▶ **WORK TO BE COMPLETED**
Omit all images, then repeat exactly the lines below from the one containing "Give me the matplotlib source for this chart." through the one containing "return [l /", both ends included.

Stored items:
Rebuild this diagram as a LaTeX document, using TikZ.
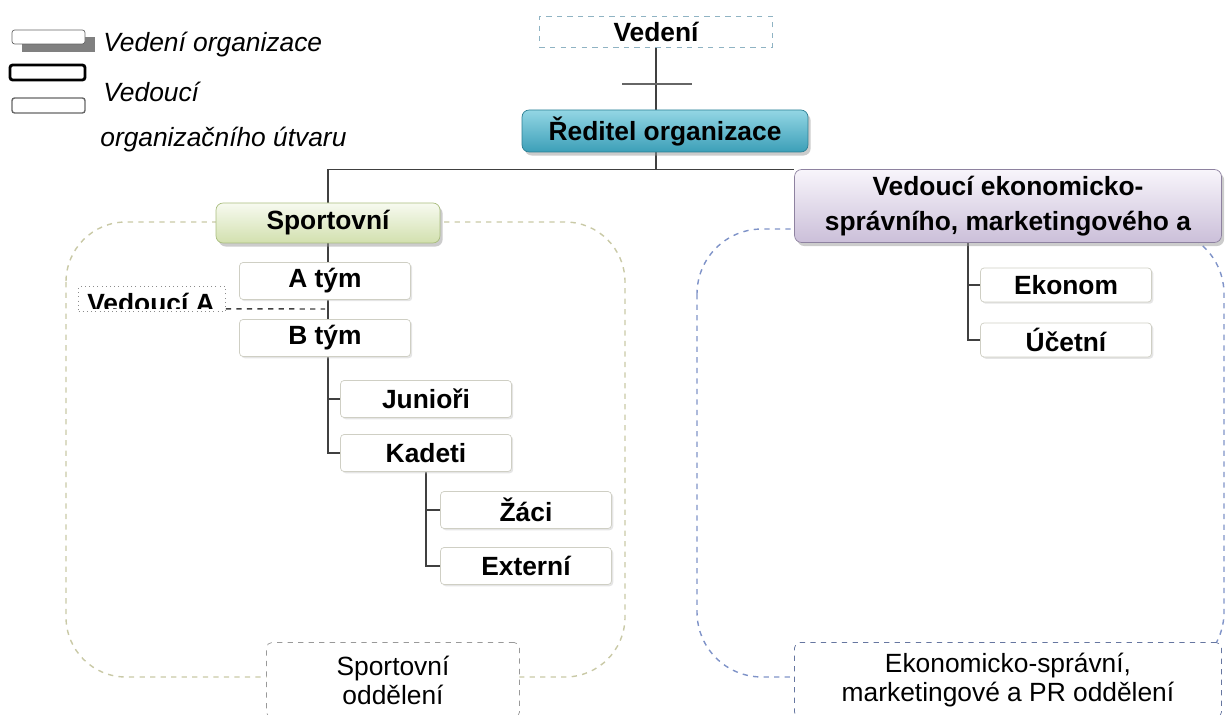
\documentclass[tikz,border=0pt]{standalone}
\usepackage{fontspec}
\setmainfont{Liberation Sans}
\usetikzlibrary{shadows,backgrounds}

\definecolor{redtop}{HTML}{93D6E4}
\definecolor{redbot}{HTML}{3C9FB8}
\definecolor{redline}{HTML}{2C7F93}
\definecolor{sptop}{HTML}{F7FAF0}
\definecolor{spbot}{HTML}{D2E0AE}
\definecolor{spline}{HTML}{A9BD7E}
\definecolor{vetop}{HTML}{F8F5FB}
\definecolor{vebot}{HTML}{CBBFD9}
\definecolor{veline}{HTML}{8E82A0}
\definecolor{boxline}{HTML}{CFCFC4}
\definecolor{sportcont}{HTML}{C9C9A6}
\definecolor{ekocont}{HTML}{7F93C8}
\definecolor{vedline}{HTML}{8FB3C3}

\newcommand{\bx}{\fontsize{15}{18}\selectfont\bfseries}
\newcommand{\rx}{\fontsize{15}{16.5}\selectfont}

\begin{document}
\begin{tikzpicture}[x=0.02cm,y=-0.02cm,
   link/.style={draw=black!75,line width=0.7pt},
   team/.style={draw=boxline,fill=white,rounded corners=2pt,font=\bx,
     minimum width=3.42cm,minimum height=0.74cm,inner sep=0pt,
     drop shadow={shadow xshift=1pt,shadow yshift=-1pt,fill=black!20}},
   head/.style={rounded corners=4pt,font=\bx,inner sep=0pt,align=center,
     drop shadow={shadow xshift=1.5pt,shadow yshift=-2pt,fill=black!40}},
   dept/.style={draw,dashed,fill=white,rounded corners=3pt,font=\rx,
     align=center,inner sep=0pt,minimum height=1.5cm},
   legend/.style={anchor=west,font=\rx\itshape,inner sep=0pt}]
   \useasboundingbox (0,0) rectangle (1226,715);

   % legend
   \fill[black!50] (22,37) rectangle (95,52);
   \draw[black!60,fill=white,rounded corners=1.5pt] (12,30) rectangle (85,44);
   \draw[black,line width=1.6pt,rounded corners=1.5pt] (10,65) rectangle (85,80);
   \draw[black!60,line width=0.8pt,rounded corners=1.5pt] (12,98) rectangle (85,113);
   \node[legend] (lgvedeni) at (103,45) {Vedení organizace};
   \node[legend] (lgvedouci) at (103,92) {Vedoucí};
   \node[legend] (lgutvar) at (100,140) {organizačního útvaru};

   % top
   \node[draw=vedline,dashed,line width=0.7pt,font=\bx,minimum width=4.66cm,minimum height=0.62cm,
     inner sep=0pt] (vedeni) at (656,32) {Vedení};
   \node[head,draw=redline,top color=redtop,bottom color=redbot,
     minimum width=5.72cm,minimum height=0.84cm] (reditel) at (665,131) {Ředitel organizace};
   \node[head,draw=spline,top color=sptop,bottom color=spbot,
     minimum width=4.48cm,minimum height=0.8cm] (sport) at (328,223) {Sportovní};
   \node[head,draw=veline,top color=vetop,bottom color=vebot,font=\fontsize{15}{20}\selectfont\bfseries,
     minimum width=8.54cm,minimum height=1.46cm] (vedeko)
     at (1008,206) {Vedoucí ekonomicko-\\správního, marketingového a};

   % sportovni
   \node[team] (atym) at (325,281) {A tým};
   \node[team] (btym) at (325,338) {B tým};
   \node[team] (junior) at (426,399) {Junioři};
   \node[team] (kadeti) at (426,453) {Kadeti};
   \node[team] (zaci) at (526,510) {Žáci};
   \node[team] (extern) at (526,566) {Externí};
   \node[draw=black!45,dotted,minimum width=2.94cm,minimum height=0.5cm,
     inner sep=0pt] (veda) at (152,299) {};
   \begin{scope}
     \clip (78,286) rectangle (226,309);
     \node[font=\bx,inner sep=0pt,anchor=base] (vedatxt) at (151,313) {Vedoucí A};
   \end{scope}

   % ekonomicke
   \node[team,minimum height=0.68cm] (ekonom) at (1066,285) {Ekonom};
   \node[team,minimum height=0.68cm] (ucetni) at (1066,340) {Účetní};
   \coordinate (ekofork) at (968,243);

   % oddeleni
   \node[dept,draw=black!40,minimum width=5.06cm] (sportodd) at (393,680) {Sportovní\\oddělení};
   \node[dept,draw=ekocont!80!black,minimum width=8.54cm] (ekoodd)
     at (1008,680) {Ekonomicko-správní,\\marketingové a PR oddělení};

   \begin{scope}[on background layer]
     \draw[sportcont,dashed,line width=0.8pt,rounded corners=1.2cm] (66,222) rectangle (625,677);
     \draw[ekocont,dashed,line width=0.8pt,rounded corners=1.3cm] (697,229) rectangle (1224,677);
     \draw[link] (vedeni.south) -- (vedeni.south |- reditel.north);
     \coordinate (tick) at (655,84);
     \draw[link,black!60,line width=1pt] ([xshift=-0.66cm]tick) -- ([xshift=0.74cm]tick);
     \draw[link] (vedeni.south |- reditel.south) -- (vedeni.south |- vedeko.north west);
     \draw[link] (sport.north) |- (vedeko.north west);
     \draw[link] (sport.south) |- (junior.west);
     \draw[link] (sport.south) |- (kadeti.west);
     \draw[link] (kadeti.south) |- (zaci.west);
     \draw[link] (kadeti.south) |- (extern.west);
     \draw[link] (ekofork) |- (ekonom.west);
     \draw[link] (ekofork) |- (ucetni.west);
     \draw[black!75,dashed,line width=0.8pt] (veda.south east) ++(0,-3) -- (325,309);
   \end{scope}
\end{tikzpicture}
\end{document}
==
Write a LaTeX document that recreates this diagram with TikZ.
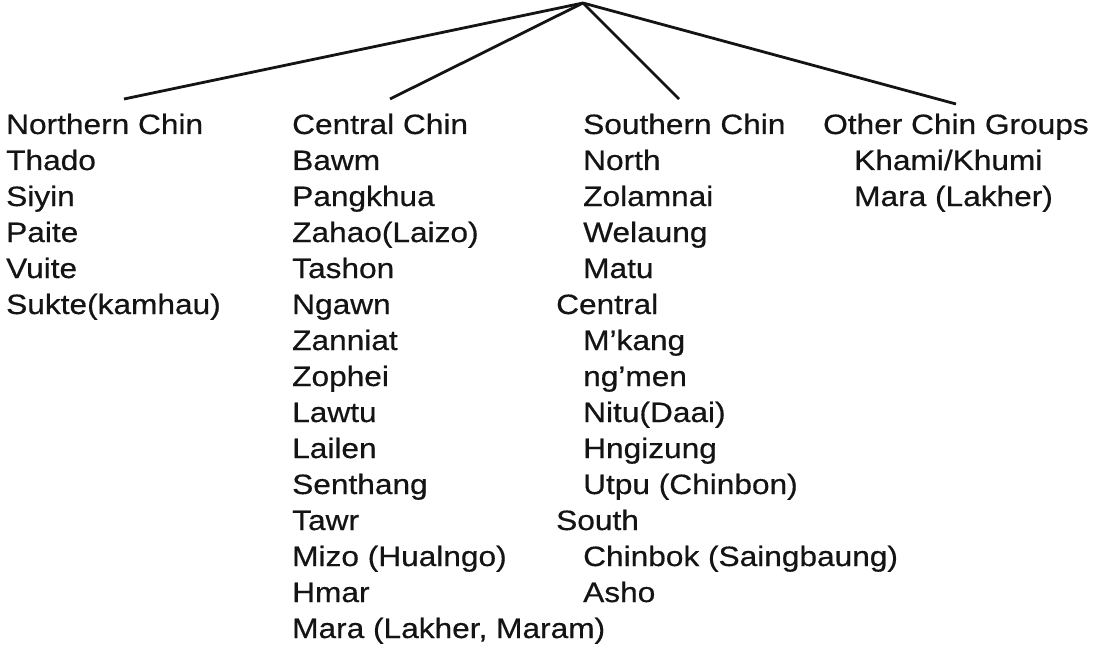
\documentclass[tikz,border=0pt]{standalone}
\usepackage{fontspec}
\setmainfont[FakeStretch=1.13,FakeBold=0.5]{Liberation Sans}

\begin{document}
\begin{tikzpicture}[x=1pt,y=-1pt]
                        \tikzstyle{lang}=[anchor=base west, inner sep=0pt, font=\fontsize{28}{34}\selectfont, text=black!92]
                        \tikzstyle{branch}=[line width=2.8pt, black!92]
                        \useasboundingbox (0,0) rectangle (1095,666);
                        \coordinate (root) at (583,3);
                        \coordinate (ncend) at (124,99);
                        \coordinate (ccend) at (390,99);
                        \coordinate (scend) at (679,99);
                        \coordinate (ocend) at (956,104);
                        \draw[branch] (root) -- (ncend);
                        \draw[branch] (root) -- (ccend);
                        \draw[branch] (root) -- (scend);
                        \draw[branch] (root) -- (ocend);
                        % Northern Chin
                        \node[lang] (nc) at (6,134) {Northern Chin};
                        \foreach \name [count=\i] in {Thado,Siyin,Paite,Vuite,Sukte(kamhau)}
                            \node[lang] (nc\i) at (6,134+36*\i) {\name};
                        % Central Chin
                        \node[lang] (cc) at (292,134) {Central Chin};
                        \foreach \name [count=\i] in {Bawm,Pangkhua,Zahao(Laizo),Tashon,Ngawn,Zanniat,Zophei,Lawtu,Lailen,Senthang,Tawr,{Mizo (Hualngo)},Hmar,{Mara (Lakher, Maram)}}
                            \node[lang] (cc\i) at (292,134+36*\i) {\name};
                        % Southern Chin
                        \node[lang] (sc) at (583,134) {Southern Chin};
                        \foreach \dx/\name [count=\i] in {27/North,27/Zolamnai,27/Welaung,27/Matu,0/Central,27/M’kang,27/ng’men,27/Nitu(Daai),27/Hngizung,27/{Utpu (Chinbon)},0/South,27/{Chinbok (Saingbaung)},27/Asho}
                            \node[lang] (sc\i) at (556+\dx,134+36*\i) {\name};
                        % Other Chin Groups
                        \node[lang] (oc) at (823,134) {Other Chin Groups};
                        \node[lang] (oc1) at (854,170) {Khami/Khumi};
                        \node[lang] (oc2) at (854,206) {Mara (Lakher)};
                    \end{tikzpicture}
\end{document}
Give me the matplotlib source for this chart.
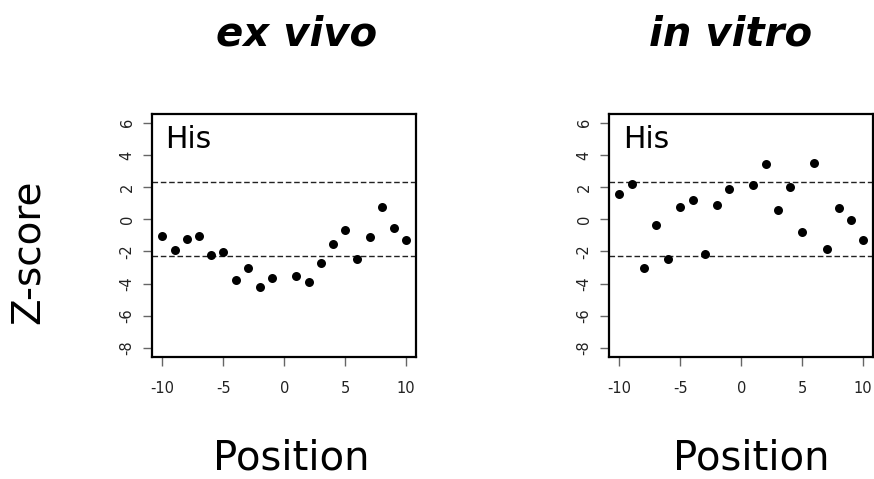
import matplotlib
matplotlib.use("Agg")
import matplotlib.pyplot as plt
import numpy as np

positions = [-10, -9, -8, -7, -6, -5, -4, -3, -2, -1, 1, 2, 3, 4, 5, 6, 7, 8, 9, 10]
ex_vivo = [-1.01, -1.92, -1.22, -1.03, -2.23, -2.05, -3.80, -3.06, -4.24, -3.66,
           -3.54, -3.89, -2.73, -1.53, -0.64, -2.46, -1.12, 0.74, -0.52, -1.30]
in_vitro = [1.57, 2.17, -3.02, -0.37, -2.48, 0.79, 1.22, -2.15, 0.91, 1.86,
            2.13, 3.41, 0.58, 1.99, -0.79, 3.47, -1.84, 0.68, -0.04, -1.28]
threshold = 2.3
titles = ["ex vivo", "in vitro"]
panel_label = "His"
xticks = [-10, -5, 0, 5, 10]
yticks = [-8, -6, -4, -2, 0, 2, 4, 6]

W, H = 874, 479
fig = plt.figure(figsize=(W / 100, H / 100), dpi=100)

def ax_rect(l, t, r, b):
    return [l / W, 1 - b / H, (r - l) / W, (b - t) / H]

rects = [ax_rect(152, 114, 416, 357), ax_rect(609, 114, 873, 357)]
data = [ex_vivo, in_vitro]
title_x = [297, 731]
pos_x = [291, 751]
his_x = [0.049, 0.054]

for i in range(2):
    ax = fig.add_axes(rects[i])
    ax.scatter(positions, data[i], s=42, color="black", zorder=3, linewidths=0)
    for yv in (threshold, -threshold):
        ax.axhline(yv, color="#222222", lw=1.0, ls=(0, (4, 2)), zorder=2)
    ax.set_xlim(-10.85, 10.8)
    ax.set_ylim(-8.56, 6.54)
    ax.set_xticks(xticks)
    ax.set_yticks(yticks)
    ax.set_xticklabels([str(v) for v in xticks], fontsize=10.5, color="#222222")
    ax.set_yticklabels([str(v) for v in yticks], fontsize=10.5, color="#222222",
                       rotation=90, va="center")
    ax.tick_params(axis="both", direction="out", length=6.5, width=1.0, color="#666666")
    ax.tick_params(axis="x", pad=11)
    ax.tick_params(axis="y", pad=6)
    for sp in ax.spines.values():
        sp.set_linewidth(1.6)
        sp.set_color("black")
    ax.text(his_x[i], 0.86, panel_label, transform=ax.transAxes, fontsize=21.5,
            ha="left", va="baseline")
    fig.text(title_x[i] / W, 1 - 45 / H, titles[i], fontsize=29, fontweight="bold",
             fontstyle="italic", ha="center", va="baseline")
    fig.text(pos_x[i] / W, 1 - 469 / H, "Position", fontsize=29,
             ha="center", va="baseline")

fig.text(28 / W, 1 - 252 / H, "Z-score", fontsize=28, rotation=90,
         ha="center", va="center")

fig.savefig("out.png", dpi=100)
==
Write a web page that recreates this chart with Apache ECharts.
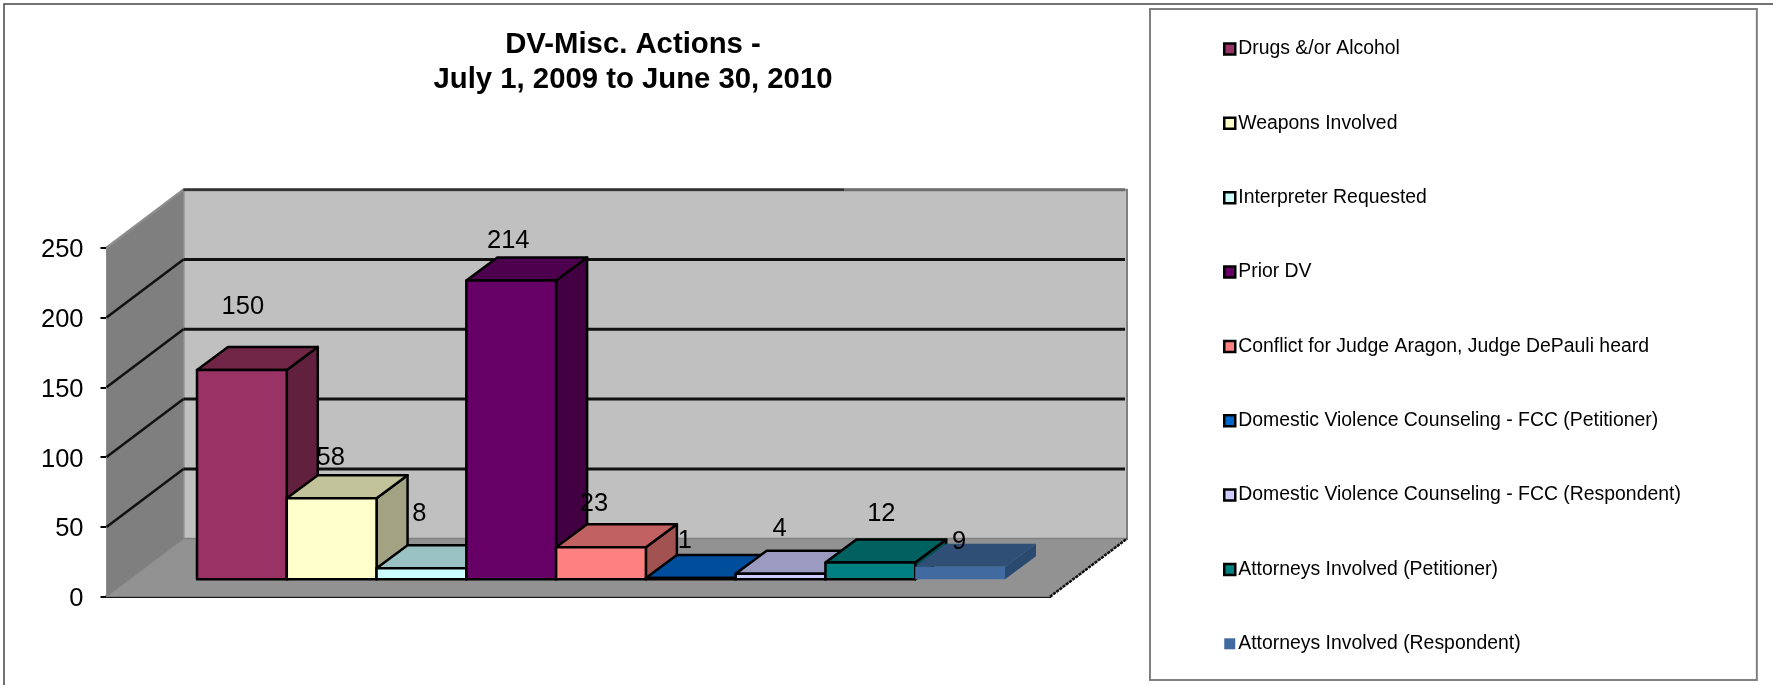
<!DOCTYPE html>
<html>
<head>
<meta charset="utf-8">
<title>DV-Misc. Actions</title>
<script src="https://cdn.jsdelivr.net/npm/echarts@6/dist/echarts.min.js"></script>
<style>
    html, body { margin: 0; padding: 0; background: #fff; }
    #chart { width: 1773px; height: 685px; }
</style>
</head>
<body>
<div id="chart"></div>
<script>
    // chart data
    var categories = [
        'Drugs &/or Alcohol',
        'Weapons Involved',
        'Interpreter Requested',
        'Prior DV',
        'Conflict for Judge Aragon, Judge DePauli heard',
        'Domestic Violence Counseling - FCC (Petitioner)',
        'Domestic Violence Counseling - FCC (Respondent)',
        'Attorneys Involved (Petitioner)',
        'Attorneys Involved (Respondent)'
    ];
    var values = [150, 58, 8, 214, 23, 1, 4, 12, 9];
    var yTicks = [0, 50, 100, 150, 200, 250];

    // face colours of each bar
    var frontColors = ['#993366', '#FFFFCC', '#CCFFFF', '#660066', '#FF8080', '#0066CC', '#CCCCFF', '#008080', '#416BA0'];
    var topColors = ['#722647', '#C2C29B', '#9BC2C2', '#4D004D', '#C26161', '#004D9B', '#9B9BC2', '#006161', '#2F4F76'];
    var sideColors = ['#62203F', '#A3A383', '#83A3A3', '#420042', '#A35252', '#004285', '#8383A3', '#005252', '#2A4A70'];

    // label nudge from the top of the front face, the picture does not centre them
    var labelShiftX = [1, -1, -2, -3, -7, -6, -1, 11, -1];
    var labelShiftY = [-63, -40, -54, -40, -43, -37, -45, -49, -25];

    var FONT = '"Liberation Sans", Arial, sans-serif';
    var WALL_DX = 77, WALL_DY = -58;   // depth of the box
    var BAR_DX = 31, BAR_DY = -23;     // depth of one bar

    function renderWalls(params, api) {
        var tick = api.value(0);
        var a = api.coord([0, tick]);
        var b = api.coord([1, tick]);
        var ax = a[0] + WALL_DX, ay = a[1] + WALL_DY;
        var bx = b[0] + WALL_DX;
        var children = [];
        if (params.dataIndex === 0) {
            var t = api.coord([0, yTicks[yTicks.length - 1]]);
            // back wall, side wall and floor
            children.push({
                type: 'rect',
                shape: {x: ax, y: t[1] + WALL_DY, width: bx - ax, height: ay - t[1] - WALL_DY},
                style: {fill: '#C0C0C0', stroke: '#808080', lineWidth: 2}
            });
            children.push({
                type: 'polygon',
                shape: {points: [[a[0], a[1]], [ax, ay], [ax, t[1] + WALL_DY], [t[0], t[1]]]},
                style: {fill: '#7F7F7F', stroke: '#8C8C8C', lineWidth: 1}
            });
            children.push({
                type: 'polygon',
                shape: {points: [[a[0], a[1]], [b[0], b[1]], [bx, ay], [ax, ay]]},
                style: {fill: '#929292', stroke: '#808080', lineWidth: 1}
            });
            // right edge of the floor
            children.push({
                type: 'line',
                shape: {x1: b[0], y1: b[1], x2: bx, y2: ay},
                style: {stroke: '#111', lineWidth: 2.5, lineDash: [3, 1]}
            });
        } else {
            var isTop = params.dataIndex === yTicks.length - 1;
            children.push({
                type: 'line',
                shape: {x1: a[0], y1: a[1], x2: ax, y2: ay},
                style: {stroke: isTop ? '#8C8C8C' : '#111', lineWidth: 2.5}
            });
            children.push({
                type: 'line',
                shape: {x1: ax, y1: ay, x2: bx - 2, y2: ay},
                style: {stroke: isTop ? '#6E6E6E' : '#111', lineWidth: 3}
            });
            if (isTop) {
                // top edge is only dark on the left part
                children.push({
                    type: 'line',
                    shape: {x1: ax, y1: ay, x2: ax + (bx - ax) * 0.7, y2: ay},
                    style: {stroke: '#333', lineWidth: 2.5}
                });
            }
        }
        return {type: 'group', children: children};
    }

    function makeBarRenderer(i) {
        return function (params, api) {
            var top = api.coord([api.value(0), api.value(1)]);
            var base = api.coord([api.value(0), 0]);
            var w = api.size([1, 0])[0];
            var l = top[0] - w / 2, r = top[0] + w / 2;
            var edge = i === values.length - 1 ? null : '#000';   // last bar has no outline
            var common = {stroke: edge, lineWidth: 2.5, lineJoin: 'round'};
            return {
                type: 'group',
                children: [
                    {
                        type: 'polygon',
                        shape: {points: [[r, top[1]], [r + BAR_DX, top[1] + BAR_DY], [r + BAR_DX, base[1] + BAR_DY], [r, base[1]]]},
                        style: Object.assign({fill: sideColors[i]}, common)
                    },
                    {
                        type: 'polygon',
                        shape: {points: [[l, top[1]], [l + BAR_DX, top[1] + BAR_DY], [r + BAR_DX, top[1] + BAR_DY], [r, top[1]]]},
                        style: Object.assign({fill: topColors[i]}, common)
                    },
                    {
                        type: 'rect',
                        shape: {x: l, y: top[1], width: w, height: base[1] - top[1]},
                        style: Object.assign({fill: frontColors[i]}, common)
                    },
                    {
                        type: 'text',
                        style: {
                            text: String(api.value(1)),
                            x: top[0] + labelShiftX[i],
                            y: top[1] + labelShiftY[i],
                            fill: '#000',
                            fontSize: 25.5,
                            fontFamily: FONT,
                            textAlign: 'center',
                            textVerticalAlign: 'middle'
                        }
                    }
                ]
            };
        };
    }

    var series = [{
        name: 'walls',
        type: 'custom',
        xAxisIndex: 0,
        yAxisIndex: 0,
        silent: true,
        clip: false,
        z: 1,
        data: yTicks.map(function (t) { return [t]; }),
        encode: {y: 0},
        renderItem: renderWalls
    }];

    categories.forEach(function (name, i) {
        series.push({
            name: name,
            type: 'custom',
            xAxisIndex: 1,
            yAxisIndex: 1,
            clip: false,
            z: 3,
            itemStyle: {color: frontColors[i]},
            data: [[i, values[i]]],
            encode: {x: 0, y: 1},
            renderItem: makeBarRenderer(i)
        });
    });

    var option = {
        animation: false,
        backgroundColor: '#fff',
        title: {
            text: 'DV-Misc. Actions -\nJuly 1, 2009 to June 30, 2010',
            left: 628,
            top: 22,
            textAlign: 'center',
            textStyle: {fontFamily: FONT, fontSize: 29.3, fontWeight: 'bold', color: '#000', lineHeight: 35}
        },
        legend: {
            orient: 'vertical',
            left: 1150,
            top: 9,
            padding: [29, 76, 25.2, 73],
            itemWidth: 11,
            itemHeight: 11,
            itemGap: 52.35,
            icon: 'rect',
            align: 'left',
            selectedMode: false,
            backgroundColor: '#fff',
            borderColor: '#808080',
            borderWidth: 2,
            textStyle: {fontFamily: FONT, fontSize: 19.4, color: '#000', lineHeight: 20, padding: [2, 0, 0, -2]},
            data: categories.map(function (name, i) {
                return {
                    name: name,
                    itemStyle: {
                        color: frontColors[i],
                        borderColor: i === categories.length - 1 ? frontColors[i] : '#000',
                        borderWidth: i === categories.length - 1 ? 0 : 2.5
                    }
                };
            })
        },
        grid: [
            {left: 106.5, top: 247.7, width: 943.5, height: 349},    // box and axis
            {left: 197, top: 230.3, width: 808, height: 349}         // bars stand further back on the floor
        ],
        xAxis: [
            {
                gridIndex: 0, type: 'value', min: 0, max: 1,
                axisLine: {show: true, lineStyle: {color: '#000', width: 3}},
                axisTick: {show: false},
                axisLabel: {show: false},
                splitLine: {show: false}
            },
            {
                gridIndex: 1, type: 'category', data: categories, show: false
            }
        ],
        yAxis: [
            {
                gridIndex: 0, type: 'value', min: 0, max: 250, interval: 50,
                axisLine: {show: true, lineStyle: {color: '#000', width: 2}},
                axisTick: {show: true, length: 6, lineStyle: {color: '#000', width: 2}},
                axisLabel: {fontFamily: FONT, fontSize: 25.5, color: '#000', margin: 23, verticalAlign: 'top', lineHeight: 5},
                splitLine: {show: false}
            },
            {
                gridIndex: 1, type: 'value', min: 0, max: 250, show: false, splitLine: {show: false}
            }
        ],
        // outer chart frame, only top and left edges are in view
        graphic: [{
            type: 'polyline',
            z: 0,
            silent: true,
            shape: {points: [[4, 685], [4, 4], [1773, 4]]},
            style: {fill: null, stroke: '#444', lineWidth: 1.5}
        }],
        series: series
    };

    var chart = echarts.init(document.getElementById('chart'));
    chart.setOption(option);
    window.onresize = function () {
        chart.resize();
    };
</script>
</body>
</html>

▶ **THE SOLUTION**
Give me the matplotlib source for this chart.
import matplotlib
matplotlib.use("Agg")
import matplotlib.pyplot as plt
import numpy as np

positions = [-10, -9, -8, -7, -6, -5, -4, -3, -2, -1, 1, 2, 3, 4, 5, 6, 7, 8, 9, 10]
ex_vivo = [-1.01, -1.92, -1.22, -1.03, -2.23, -2.05, -3.80, -3.06, -4.24, -3.66,
           -3.54, -3.89, -2.73, -1.53, -0.64, -2.46, -1.12, 0.74, -0.52, -1.30]
in_vitro = [1.57, 2.17, -3.02, -0.37, -2.48, 0.79, 1.22, -2.15, 0.91, 1.86,
            2.13, 3.41, 0.58, 1.99, -0.79, 3.47, -1.84, 0.68, -0.04, -1.28]
threshold = 2.3
titles = ["ex vivo", "in vitro"]
panel_label = "His"
xticks = [-10, -5, 0, 5, 10]
yticks = [-8, -6, -4, -2, 0, 2, 4, 6]

W, H = 874, 479
fig = plt.figure(figsize=(W / 100, H / 100), dpi=100)

def ax_rect(l, t, r, b):
    return [l / W, 1 - b / H, (r - l) / W, (b - t) / H]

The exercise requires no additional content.